Due to a bug in spark we have a nasty work around for Spark 1.2.1 so I’m trying
1.3.0.
Hoever they have redesigned the rdd.saveAsSequenceFile in
SequenceFileRDDFunctions. The class now expects K and V Writables to be
supplied in the constructor:
class SequenceFileRDDFunctions[K <% Writable: ClassTag, V <% Writable :
ClassTag](
self: RDD[(K, V)],
_keyWritableClass: Class[_ <: Writable], // <=========new
_valueWritableClass: Class[_ <: Writable]) // <========new
extends Logging
with Serializable {
as explained in the commit log:
[SPARK-4795][Core] Redesign the "primitive type => Writable" implicit APIs to
make them be activated automatically Try to redesign the "primitive type =>
Writable" implicit APIs to make them be activated automatically and without
breaking binary compatibility.
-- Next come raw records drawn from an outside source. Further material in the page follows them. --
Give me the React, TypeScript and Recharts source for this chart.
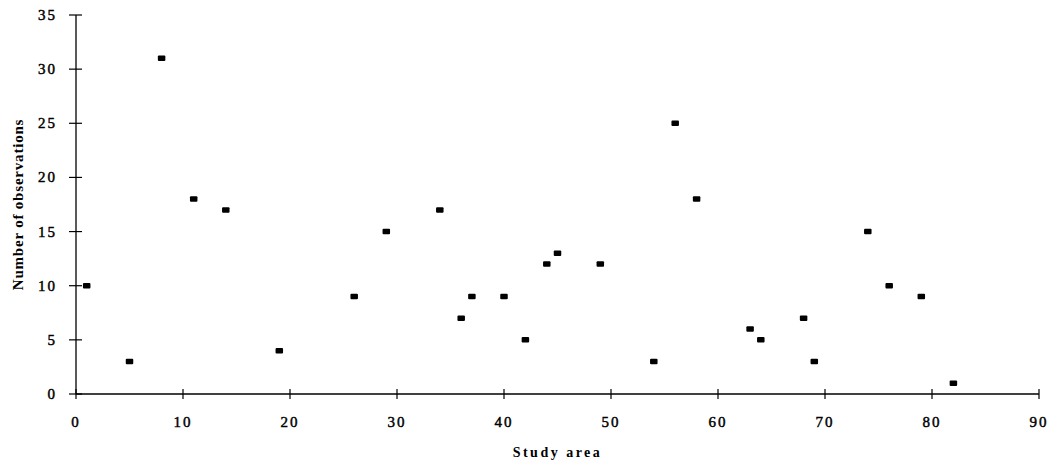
import { ScatterChart, Scatter, XAxis, YAxis } from 'recharts';

const studyArea = [1, 5, 8, 11, 14, 19, 26, 29, 34, 36, 37, 40, 42, 44, 45, 49, 54, 56, 58, 63, 64, 68, 69, 74, 76, 79, 82];
const observations = [10, 3, 31, 18, 17, 4, 9, 15, 17, 7, 9, 9, 5, 12, 13, 12, 3, 25, 18, 6, 5, 7, 3, 15, 10, 9, 1];
const xTicks = [0, 10, 20, 30, 40, 50, 60, 70, 80, 90];
const yTicks = [0, 5, 10, 15, 20, 25, 30, 35];

const data = studyArea.map((x, i) => ({ x, y: observations[i] }));

const FONT = '"Liberation Serif", "Times New Roman", serif';

// ticks cross the axis line, so draw them ourselves
const XTick = ({ x, y, payload }: any) => (
  <g>
    <line x1={x} y1={y - 5} x2={x} y2={y + 5} stroke="#000" strokeWidth={1.2} />
    <text
      x={x}
      y={y + 33}
      textAnchor="middle"
      fontFamily={FONT}
      fontSize={15}
      letterSpacing={2}
      fill="#000"
      stroke="#000"
      strokeWidth={0.45}
    >
      {payload.value}
    </text>
  </g>
);

const YTick = ({ x, y, payload }: any) => (
  <g>
    <line x1={x - 7} y1={y} x2={x + 6} y2={y} stroke="#000" strokeWidth={1.2} />
    <text
      x={x - 19}
      y={y + 5}
      textAnchor="end"
      fontFamily={FONT}
      fontSize={15}
      letterSpacing={2}
      fill="#000"
      stroke="#000"
      strokeWidth={0.45}
    >
      {payload.value}
    </text>
  </g>
);

const YLabel = ({ viewBox }: any) => {
  const cx = 23;
  const cy = viewBox.y + viewBox.height / 2;
  return (
    <text
      x={cx}
      y={cy}
      transform={`rotate(-90, ${cx}, ${cy})`}
      textAnchor="middle"
      fontFamily={FONT}
      fontSize={15}
      fontWeight="bold"
      letterSpacing={0.8}
      fill="#000"
    >
      Number of observations
    </text>
  );
};

const XLabel = ({ viewBox }: any) => (
  <text
    x={viewBox.x + viewBox.width / 2}
    y={457}
    textAnchor="middle"
    fontFamily={FONT}
    fontSize={14}
    fontWeight="bold"
    letterSpacing={2.5}
    fill="#000"
  >
    Study area
  </text>
);

const Marker = ({ cx, cy }: any) => (
  <rect x={cx - 3.75} y={cy - 2.75} width={7.5} height={5.5} rx={1} fill="#000" />
);

export default function App() {
  return (
    <div style={{ position: 'absolute', left: 0, top: 0, background: '#fff' }}>
      <ScatterChart width={1057} height={461} margin={{ top: 15, right: 18, bottom: 0, left: 0 }}>
        <XAxis
          type="number"
          dataKey="x"
          domain={[0, 90]}
          ticks={xTicks}
          height={67}
          tickSize={0}
          tickMargin={0}
          tickLine={false}
          axisLine={{ stroke: '#000', strokeWidth: 1.3 }}
          tick={<XTick />}
          interval={0}
          label={<XLabel />}
        />
        <YAxis
          type="number"
          dataKey="y"
          domain={[0, 35]}
          ticks={yTicks}
          width={76}
          tickSize={0}
          tickMargin={0}
          tickLine={false}
          axisLine={{ stroke: '#000', strokeWidth: 1.3 }}
          tick={<YTick />}
          interval={0}
          label={<YLabel />}
        />
        <Scatter data={data} fill="#000" shape={<Marker />} isAnimationActive={false} />
      </ScatterChart>
    </div>
  );
}
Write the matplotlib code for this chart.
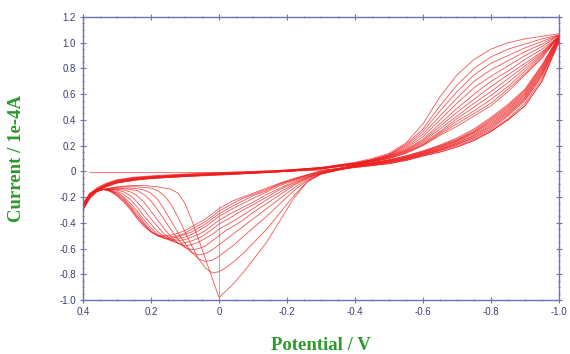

However, this PR will breaking the source
compatibility if people use `xxxToXxxWritable` occasionally. See the unit test
in `graphx`. Author: zsxwing Closes #3642 from zsxwing/SPARK-4795 and squashes
the following commits:
Since Andy, Gokhan, and Dmitriy have been messing with the Key type recently I
didn’t want to plow ahead with this before consulting. It appears that the
Writable classes need to be available to the constructor when the RDD is
written. This breaks all instances of rdd.saveAsSequenceFile in Mahout.
Where is the best place to fix this?